Dahl at work in his writing shed

Children cannot fail to be seduced by the activities on offer - they're given the opportunity to create their own BFG-style nonsense words and are given tips on how to write their own stories.

There are also storytelling workshops, where the children are treated to performances of Dahl's rhymes by museum staff.

The day we visited, Great Missenden was covered in snow. After the museum, we trudged up the lane to Gipsy House, which looked gorgeous blanketed in white.

In the nine years since our previous visit, fences had been erected around the property, which meant we couldn't see the writing shed.

There was no sign of Mrs Dahl on this occasion while Chopper no doubt had long gone to meet his master in heaven.

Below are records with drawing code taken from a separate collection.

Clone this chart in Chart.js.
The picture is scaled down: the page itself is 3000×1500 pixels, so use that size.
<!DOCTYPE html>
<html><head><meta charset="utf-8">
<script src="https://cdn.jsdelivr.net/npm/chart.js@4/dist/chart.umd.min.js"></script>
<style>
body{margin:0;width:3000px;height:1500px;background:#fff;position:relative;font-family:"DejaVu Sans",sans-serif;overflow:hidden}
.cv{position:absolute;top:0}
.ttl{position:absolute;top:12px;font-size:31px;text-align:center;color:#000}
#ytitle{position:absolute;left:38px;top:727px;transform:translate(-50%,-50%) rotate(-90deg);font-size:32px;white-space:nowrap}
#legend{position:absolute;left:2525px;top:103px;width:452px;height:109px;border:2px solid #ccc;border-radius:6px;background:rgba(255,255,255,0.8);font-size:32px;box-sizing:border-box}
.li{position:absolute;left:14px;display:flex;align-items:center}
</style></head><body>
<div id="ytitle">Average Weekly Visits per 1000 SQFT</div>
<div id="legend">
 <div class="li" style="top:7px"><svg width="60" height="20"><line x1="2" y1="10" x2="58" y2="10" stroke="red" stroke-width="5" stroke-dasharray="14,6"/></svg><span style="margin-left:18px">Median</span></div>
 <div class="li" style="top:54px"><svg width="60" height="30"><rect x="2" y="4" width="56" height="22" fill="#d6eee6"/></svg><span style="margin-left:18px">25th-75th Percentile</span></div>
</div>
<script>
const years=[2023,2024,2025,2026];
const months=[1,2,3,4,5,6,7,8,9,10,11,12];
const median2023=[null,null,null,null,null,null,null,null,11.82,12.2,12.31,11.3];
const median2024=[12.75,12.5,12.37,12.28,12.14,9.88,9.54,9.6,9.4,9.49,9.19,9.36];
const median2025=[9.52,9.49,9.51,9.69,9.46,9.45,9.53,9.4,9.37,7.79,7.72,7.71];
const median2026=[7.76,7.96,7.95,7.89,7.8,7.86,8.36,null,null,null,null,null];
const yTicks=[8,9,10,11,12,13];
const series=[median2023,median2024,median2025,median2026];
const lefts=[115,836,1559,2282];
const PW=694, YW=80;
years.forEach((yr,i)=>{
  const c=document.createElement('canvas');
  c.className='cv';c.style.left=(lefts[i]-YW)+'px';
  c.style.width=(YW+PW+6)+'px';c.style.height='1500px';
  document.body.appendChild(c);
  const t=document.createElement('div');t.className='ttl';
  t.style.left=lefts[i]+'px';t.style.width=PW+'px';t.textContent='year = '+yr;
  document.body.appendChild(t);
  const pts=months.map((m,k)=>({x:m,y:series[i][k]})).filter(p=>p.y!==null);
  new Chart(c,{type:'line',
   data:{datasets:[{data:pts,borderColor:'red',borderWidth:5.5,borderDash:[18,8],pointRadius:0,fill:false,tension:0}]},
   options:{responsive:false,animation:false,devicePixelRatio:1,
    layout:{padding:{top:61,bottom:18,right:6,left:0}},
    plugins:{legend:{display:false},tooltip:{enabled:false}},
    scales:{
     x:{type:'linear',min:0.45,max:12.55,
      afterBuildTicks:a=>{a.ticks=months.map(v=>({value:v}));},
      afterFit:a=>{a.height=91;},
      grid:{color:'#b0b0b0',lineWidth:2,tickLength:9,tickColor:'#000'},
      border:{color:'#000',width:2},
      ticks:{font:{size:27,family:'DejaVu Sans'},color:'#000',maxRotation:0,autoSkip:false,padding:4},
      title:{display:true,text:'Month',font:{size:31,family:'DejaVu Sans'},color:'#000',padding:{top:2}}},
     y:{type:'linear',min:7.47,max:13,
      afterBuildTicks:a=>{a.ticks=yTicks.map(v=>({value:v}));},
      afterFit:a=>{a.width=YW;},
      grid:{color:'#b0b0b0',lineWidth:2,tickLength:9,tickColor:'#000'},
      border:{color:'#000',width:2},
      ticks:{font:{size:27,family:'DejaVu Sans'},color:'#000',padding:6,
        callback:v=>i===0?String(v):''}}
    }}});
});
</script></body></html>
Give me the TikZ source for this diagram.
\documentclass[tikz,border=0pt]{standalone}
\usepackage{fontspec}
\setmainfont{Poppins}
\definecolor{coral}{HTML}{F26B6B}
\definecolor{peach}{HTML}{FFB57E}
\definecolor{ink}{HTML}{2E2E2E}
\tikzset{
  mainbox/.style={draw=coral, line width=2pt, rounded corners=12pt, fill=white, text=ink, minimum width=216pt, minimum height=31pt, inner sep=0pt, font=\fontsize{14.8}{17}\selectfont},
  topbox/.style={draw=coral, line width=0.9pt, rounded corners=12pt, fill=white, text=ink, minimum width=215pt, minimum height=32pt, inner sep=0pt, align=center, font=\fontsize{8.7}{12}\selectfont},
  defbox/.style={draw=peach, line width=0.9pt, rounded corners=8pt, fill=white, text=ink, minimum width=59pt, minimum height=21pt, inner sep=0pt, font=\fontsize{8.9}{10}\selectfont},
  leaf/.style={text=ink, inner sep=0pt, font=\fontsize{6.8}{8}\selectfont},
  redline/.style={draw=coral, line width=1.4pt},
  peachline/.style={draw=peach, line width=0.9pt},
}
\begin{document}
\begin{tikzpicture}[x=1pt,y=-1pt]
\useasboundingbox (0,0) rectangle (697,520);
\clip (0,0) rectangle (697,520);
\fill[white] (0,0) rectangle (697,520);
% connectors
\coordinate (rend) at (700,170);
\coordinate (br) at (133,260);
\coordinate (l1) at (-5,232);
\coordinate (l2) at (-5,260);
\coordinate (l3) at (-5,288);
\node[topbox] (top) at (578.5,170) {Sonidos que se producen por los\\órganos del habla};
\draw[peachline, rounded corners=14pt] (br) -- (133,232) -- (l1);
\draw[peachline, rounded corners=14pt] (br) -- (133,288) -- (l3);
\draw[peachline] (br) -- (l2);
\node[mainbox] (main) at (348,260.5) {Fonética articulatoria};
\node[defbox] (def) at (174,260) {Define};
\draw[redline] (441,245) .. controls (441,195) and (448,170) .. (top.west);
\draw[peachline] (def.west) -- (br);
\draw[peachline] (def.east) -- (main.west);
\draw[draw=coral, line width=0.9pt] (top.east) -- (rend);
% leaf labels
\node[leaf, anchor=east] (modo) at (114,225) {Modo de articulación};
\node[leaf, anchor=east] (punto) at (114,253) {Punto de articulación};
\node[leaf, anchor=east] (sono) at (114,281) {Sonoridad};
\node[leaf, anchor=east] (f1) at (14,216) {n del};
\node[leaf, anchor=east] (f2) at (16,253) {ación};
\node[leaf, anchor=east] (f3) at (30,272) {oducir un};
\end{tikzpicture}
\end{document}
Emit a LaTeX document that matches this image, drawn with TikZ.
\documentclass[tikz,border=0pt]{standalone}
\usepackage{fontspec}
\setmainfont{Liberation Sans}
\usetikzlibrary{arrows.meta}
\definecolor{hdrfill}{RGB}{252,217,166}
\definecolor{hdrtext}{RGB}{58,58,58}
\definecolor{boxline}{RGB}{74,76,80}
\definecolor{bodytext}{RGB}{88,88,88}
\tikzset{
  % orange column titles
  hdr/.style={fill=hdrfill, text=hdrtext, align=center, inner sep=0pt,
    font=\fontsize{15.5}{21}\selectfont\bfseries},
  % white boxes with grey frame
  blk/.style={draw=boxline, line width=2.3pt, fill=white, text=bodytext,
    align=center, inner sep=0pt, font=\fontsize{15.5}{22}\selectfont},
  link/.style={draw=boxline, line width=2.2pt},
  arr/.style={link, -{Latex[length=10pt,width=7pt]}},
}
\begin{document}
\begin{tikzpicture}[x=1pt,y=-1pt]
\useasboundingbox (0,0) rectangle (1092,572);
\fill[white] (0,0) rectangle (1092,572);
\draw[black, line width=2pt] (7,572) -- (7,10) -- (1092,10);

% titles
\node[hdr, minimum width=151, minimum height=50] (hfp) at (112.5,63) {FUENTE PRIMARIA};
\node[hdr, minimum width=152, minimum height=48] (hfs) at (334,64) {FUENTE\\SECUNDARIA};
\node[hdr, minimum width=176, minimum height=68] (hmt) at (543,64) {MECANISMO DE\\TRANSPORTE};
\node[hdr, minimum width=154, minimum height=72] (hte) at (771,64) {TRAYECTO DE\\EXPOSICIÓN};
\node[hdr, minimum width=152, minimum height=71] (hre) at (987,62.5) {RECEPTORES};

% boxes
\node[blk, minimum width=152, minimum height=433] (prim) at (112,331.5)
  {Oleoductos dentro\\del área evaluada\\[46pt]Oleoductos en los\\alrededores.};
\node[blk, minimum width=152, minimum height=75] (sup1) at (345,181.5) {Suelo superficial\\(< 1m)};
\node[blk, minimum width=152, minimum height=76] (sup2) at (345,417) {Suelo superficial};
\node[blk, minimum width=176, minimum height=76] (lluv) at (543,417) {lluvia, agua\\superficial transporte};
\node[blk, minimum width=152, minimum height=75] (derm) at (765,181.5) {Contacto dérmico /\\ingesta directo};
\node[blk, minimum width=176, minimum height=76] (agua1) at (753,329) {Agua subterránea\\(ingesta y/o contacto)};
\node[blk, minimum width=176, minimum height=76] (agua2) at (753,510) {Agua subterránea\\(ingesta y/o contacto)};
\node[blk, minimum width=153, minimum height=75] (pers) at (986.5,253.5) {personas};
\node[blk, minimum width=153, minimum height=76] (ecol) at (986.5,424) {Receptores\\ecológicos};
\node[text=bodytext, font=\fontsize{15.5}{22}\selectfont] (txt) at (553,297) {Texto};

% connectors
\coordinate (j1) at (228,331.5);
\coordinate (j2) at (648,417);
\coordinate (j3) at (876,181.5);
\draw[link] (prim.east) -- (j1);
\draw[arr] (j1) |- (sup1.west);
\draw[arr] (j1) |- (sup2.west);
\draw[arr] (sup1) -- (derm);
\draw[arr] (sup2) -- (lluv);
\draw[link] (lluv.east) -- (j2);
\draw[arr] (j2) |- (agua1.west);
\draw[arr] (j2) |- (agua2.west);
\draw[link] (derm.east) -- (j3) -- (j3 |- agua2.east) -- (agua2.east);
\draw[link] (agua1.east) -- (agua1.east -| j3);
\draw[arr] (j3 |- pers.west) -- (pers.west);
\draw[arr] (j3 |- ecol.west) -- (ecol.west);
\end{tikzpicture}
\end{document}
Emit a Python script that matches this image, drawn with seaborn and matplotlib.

But we paused under the railway bridge on the country lane where Dahl used to take his children at night to listen to the last train to London thundering overhead while telling them ghost stories.

Roald Dahl's grave
We finished our trip by revisiting the author's grave. Naturally, the churchyard was completely white, but the grave was easy to find as a wonderful slab tombstone now adorned the plot.

  And perhaps the sweetest thing of all were the concrete BFG footprints leading to Dahl's grave from a commemorative bench nearby, bearing a lovely quote from The Giraffe and the Pelly and Me.

The BFG's footprints
 If you are a fan of Roald Dahl, I can't recommend a visit to Great Missenden highly enough. And in this anniversary year, surely there is no better time.